— Begin Supplied entries —

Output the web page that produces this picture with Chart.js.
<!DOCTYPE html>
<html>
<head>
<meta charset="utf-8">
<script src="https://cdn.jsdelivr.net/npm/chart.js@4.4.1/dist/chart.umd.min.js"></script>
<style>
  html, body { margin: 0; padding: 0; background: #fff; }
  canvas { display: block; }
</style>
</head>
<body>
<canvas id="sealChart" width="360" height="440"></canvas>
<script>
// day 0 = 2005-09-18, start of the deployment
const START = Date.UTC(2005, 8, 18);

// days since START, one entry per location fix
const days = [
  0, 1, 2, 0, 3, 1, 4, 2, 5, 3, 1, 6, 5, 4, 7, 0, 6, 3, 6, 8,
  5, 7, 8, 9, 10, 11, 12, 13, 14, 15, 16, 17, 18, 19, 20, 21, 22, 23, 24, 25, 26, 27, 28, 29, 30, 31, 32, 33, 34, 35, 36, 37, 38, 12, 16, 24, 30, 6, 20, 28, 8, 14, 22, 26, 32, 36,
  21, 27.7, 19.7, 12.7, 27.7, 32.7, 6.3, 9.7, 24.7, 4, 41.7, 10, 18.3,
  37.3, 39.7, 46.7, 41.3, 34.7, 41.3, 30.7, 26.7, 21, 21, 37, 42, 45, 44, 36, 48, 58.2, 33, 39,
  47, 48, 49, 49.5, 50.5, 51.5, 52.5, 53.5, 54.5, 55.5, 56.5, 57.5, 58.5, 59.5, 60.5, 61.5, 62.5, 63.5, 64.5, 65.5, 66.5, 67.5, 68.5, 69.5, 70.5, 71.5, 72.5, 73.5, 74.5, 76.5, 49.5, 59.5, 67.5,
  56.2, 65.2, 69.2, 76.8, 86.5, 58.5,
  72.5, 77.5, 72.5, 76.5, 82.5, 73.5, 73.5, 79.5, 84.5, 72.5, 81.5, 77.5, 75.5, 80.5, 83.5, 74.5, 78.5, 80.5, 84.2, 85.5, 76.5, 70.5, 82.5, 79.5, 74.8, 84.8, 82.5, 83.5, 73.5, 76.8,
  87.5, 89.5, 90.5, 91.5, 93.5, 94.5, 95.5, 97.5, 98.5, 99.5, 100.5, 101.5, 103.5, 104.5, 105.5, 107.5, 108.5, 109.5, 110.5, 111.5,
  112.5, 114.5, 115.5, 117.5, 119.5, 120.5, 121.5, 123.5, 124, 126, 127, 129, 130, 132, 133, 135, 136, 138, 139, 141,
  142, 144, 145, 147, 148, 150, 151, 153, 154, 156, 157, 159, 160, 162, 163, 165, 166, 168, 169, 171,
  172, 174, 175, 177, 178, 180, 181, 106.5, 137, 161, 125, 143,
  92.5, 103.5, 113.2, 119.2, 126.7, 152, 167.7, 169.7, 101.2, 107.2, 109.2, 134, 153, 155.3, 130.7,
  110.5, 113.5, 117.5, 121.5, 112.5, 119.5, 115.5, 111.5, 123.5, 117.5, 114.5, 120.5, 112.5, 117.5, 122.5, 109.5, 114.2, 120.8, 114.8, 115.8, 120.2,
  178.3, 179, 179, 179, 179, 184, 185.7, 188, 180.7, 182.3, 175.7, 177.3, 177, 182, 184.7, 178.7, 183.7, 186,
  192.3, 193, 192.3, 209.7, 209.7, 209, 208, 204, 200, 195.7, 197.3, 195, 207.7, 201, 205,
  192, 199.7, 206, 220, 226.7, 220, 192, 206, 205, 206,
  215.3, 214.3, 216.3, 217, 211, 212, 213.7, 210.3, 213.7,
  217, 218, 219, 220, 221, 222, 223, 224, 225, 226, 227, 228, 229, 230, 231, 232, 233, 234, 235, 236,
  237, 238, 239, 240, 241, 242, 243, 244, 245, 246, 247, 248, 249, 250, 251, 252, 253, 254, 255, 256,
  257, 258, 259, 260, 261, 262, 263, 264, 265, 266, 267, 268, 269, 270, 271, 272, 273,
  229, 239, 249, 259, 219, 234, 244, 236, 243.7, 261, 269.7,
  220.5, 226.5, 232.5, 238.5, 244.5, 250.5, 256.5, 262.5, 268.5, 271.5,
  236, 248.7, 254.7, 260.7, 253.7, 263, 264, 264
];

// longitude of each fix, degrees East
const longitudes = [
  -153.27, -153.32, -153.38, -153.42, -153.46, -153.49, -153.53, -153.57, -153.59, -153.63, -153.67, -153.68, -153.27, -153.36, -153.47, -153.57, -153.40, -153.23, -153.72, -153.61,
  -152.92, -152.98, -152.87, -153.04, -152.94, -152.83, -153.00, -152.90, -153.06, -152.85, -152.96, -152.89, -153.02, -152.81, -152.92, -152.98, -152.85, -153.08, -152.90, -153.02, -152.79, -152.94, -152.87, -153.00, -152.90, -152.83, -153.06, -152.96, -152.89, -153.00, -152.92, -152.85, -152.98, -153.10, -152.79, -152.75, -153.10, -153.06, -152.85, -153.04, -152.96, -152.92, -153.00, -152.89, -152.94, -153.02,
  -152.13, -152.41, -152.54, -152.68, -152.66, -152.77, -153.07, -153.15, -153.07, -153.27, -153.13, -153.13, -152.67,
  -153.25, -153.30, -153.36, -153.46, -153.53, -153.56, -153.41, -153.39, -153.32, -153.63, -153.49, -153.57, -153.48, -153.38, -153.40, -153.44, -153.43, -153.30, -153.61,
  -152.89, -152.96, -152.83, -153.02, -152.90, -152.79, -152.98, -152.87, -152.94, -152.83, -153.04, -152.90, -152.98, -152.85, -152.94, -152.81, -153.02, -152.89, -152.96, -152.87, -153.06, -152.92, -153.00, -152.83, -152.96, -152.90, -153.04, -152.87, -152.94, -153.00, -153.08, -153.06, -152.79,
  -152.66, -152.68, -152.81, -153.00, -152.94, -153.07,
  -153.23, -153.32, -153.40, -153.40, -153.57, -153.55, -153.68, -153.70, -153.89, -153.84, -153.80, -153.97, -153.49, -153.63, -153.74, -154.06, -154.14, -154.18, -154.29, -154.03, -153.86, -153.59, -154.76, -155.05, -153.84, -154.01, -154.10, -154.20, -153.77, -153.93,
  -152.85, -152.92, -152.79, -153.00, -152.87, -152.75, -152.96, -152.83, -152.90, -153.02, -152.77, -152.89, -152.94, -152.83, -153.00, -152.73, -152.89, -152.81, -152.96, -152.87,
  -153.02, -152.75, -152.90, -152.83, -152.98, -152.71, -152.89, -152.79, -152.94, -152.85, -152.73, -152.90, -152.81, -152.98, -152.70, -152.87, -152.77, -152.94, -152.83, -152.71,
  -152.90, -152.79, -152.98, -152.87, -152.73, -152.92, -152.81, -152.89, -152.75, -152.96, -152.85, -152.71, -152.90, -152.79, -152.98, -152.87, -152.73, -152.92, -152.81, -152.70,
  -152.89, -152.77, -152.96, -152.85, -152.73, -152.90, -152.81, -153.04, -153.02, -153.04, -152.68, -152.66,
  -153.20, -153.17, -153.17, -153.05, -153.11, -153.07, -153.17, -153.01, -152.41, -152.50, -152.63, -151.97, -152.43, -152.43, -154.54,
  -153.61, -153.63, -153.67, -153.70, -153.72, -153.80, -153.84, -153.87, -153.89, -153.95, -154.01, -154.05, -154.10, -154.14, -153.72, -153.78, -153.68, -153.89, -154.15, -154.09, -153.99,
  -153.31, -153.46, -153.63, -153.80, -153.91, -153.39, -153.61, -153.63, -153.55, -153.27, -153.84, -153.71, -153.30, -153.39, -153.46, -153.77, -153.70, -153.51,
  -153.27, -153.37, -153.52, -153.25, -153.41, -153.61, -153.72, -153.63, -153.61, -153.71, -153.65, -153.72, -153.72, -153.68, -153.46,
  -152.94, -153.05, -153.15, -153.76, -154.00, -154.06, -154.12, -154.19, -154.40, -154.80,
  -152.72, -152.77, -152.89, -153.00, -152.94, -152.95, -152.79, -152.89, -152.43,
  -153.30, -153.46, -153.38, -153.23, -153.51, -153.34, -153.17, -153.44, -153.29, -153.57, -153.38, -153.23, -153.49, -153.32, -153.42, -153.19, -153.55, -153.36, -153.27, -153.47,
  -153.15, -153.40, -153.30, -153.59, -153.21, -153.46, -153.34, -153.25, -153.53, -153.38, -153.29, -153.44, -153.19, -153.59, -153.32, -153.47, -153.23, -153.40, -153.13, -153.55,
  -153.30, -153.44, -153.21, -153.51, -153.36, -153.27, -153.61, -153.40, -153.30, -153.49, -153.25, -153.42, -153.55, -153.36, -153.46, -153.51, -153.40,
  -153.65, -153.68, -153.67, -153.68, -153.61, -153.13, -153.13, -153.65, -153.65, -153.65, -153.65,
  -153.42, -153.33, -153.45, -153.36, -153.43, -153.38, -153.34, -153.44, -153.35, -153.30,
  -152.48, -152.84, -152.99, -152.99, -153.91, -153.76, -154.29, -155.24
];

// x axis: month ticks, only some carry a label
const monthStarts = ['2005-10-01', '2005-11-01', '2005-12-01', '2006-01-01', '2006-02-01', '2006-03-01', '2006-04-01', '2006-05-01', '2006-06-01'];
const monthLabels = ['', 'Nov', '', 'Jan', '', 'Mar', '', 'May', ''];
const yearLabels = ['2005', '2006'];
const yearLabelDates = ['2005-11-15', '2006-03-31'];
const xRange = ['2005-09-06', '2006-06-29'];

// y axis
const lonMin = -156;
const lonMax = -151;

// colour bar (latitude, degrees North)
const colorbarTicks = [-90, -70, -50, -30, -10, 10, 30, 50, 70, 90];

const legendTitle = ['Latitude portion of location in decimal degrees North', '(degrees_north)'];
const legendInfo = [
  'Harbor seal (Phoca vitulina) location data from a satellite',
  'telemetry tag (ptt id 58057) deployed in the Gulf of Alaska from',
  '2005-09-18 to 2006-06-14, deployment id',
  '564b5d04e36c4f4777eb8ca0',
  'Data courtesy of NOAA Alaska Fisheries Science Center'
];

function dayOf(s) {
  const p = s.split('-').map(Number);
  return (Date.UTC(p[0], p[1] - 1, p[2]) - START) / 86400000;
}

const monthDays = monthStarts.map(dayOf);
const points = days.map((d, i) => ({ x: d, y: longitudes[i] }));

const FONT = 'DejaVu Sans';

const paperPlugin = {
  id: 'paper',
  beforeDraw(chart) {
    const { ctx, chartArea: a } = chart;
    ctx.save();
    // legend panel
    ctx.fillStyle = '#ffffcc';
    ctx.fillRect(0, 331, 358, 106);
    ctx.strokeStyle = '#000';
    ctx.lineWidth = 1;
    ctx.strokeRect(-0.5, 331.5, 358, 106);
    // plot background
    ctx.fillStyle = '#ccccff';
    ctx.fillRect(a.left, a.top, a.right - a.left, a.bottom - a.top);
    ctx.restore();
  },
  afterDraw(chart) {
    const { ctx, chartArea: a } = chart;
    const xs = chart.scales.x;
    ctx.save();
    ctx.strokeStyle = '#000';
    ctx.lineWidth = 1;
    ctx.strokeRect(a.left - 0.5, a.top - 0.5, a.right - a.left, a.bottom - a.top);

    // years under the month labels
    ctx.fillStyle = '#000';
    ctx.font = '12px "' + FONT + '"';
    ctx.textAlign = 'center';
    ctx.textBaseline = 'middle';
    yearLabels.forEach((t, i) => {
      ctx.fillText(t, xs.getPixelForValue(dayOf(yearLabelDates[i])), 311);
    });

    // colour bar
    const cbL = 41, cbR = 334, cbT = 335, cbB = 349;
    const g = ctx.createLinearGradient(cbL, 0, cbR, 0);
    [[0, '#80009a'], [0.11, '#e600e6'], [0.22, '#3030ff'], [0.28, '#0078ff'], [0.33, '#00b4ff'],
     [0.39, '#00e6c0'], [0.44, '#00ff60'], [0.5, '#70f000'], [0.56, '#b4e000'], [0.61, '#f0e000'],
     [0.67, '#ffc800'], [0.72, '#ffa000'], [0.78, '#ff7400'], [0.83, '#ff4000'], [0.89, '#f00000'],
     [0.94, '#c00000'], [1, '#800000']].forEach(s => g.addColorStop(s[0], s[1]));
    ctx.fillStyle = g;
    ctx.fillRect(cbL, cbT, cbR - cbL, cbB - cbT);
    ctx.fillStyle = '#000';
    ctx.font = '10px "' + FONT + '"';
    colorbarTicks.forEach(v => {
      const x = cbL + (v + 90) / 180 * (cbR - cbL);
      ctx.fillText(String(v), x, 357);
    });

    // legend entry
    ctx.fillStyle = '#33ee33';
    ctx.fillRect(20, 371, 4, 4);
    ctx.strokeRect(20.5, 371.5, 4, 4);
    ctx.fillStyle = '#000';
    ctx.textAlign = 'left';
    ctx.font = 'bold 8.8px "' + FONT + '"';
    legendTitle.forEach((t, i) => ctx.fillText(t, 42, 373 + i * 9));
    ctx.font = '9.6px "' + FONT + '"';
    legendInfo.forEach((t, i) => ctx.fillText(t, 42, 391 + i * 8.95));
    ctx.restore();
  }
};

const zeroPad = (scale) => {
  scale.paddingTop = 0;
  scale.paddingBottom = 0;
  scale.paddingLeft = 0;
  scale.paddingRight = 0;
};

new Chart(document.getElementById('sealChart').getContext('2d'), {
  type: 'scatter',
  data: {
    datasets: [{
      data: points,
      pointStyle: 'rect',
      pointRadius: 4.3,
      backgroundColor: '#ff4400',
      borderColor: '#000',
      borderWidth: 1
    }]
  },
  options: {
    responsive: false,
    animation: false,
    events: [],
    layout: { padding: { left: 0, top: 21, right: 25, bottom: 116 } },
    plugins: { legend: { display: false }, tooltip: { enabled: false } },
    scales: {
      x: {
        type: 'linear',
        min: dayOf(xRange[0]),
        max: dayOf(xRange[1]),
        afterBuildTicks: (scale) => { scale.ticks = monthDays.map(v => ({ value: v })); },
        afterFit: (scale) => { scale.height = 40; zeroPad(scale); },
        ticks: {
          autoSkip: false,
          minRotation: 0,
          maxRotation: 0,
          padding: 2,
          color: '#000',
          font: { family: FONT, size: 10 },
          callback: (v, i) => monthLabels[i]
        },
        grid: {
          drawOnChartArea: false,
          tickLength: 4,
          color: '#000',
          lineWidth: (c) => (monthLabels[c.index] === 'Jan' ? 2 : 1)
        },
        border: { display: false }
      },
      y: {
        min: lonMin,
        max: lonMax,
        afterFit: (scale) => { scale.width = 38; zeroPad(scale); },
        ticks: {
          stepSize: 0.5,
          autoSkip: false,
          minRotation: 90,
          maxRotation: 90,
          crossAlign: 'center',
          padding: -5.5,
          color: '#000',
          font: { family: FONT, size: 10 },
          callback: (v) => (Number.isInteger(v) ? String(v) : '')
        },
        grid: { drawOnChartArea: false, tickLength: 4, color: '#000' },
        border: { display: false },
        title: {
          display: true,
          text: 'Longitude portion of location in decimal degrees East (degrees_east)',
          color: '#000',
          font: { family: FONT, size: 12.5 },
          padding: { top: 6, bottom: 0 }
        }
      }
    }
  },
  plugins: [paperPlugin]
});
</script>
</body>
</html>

— End Supplied entries —
— Begin Supplied entries —

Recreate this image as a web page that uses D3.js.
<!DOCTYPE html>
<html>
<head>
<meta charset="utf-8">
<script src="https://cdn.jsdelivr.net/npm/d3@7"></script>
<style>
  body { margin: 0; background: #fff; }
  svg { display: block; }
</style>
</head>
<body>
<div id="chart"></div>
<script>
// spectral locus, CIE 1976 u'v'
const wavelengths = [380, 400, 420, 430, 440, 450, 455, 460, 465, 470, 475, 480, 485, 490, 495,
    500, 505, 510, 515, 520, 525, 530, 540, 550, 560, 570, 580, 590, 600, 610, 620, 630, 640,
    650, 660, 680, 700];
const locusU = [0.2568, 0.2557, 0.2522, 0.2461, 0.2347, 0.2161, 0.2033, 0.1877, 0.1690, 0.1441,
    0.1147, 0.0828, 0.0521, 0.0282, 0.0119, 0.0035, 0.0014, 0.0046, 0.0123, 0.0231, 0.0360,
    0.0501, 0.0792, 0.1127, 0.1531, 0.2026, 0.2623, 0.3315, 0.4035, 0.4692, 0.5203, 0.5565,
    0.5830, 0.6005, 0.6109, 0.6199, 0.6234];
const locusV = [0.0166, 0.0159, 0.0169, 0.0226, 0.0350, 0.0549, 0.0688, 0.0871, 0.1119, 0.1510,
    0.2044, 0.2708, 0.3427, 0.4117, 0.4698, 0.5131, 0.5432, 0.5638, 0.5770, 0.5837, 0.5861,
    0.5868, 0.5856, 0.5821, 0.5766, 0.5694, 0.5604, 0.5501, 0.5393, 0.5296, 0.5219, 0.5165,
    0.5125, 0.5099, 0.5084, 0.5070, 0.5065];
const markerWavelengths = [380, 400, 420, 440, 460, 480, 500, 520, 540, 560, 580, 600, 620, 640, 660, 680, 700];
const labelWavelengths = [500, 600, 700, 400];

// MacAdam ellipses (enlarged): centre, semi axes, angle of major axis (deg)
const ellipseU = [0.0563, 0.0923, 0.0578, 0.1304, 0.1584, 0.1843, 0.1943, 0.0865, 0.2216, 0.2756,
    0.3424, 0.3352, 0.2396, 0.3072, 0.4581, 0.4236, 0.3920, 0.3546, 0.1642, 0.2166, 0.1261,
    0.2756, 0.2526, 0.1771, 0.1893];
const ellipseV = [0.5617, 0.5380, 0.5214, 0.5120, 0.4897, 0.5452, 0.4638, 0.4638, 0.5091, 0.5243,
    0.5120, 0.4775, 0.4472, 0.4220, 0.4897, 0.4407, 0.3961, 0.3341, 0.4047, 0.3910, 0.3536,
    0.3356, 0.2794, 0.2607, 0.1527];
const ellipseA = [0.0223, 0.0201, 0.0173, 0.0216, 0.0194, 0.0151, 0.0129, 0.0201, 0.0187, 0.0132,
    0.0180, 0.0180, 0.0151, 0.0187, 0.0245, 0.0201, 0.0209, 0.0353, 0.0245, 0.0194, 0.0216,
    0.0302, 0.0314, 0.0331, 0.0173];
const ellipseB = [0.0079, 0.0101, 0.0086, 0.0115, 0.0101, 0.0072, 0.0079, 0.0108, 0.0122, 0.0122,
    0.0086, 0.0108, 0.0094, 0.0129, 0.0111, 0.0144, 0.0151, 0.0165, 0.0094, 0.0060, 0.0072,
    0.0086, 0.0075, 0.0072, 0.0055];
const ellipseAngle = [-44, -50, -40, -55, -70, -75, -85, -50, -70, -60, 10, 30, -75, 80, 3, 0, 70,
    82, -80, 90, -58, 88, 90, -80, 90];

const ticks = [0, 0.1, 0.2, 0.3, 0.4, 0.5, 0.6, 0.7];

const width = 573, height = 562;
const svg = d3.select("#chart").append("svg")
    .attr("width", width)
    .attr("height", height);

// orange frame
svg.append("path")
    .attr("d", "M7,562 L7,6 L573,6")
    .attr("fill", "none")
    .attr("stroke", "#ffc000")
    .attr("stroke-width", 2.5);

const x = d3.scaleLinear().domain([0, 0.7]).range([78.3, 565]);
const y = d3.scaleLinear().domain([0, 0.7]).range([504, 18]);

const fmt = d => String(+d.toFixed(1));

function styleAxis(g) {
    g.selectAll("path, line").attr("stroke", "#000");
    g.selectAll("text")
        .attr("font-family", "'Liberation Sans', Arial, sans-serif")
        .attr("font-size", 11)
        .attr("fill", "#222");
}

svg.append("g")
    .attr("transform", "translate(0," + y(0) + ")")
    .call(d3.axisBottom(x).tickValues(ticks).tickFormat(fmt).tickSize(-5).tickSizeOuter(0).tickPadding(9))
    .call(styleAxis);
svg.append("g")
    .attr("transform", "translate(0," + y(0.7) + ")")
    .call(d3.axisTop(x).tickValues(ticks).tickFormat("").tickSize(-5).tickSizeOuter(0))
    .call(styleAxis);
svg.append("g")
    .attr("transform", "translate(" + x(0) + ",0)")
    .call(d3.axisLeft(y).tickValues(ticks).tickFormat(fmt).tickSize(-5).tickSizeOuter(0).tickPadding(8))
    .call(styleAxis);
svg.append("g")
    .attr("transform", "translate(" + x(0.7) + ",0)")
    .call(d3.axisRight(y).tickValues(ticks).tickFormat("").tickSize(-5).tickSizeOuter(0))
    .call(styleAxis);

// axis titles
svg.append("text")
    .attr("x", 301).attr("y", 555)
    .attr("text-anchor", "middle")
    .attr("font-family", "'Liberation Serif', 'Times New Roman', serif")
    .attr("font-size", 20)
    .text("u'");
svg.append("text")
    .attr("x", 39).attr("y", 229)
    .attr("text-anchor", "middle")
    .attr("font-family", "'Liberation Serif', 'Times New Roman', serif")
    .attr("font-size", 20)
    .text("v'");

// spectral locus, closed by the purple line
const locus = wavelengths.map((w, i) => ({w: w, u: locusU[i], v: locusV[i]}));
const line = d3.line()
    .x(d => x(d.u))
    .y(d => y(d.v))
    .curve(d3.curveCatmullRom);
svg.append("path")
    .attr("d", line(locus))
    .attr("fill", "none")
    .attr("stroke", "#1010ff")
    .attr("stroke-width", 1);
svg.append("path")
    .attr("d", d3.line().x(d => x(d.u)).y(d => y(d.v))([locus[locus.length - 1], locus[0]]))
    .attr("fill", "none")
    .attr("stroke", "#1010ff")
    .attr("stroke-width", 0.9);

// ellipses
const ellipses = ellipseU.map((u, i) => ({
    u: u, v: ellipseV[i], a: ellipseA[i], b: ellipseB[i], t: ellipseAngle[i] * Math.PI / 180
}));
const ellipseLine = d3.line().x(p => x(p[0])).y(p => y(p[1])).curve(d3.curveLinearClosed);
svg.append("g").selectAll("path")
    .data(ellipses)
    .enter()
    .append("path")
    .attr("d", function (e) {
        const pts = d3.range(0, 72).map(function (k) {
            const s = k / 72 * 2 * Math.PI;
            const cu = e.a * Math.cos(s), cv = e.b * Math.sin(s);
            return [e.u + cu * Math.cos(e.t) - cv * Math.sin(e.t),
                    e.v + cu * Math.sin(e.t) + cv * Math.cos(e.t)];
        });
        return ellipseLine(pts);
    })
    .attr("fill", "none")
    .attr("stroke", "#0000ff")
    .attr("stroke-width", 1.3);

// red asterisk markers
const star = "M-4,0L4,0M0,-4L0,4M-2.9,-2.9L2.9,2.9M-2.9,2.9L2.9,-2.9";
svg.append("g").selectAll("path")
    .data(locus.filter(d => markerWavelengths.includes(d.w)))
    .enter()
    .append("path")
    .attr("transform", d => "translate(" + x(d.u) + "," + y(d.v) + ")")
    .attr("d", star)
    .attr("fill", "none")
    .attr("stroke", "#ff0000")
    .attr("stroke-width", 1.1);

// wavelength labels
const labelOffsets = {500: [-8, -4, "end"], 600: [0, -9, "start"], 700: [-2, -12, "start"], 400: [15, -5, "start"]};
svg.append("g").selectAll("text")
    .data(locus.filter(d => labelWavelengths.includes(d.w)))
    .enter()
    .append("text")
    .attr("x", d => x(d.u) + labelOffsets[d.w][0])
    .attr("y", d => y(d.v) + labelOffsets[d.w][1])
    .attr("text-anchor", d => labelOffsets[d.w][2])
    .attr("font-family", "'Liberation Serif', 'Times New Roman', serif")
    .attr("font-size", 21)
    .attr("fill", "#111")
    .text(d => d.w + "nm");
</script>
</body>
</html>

— End Supplied entries —

▶ [Aim of the exercise]
Both the line with "Output the web" and the line with "const START = Date.UTC(2005, 8, 18);" belong in the answer; write them out exactly, with every line between.

▶ [Response]
Output the web page that produces this picture with Chart.js.
<!DOCTYPE html>
<html>
<head>
<meta charset="utf-8">
<script src="https://cdn.jsdelivr.net/npm/chart.js@4.4.1/dist/chart.umd.min.js"></script>
<style>
  html, body { margin: 0; padding: 0; background: #fff; }
  canvas { display: block; }
</style>
</head>
<body>
<canvas id="sealChart" width="360" height="440"></canvas>
<script>
// day 0 = 2005-09-18, start of the deployment
const START = Date.UTC(2005, 8, 18);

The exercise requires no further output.